Baca berita dengan sedikit iklan, klik di sini

Seni

Tari-Animasi & Seekor Anjing

A-Soon Dance Company, kelompok tari asal Korea, menutup Art Summit 2007. Menggabungkan animasi dan tari.

3 Desember 2007 | 00.00 WIB

Image of Tempo
Perbesar

Baca berita dengan sedikit iklan, klik di sini

Sorot lampu yang jatuh ke permukaan lantai itu membentuk sosok putih orang-orangan. Dalam gelap sosok itu berjalan kemudian bangkit dan berdiri tegak di dinding sebelah kiri panggung. Begitu jangkungnya, sampai-sampai penari yang melihatnya harus menengadahkan muka.
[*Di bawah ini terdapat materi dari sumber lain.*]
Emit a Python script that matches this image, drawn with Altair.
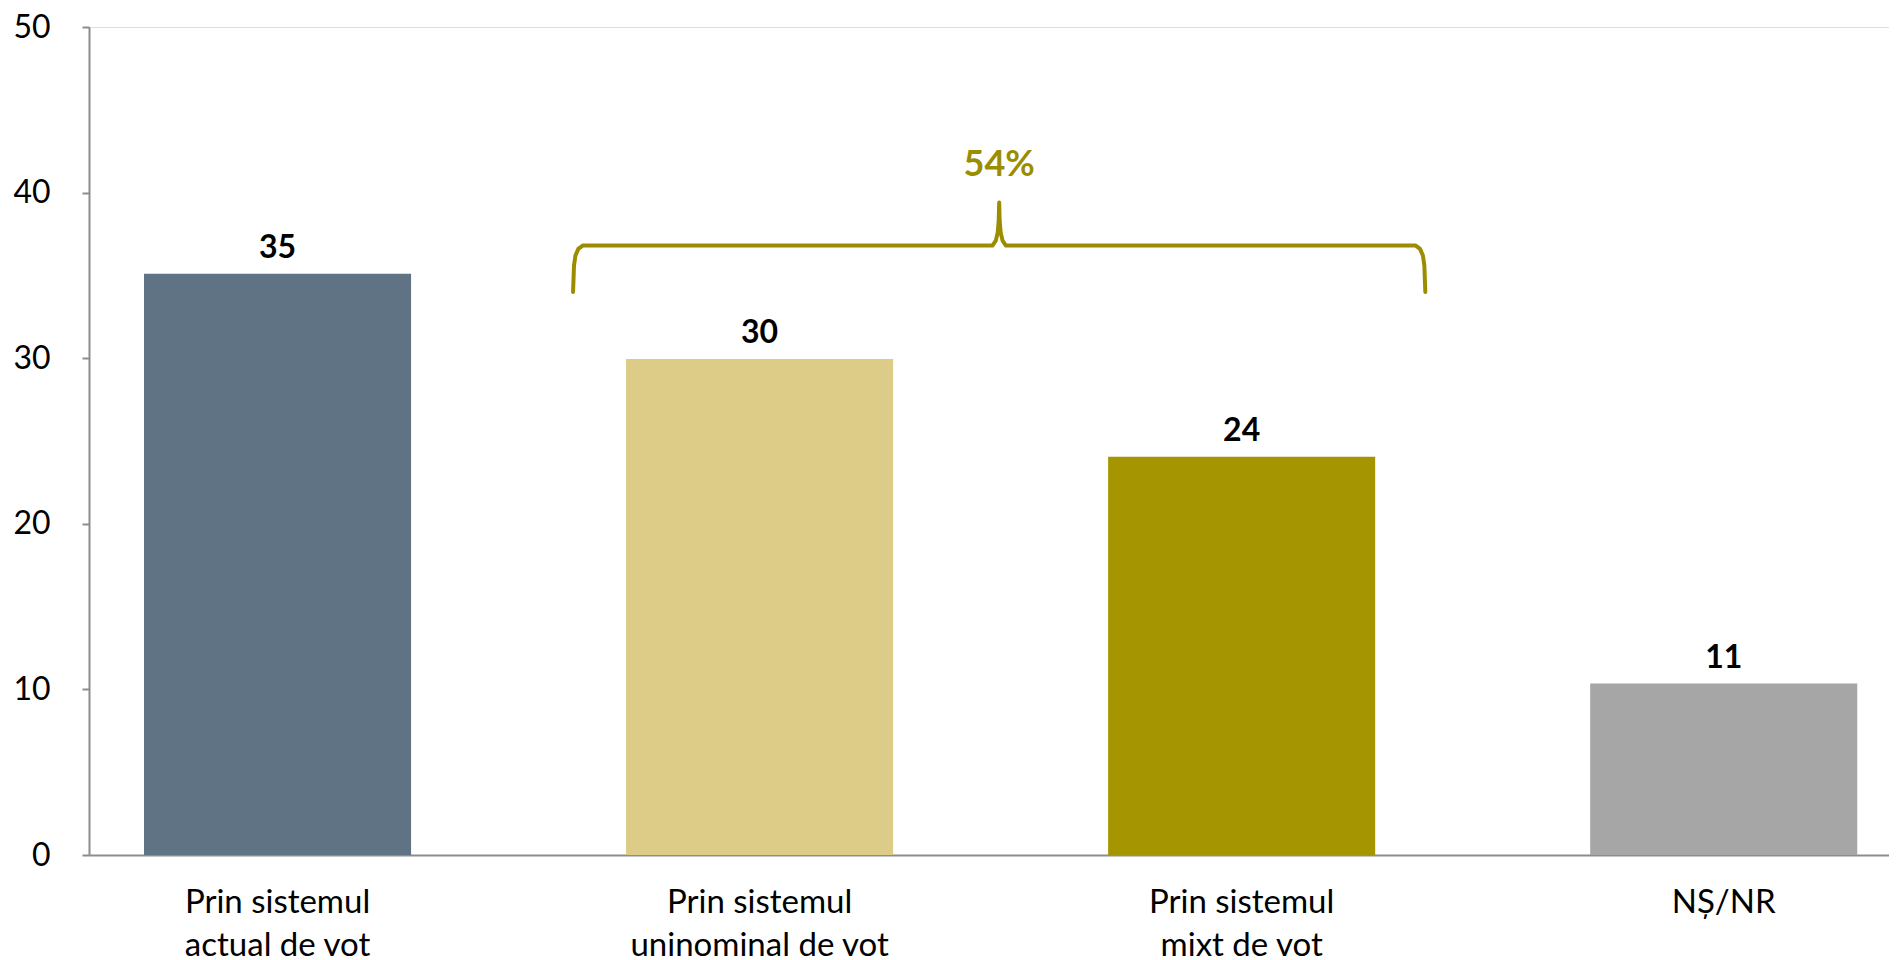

Sosok animasi itu terus berjalan, melangkahkan kakinya. Dan ketika berhenti tiba-tiba, sebuah layar besar di dinding tengah menyala menampilkan tayangan agak kabur. Sebuah film yang mengetengahkan boneka bayi mengobrak-abrik kota.

Itulah penampilan A-Soon Dance Company, yang menggabungkan tari dan teknologi animasi. Panggung luas tanpa set apa pun membuat para penari dapat bergerak leluasa. Dinding-dinding panggung dilapisi layar sehingga di mana pun dapat disorotkan video. Di beberapa bagian juga dilapisi plastik seperti pelat tembaga, sehingga bayangan penari dapat terpantul.

Sedari awal penari bergerak—dalam gempuran mixing musik elektrik, sinyal bunyi, suara dari berbagai frekuensi. Beberapa kritikus menengarai, seni pertunjukan kontemporer Korea dua dasawarsa terakhir dipenuhi tren kebudayaan Internet. Banyak muncul kolaborasi seniman video dan penari. Ini semua diawali pada 1980-an, ketika Nam June Paik, seniman video terkenal yang sering menampilkan instalasi televisi, terlibat dalam dunia tari.

Koreografer Ahn Ae Soon, 47 tahun, yang disebut-sebut semula bertolak dari dunia tradisi, adalah bagian dari gelombang tari berkultur Internet itu. Malam itu, di Graha Bakti Budaya, menutup perhelatan Art Summit, penonton dapat melihat betapa dalam pertunjukan Ahn Ae Soon antara koreografi dan tayangan videonya sama kuatnya. Video bukan sekadar ilustrasi tari.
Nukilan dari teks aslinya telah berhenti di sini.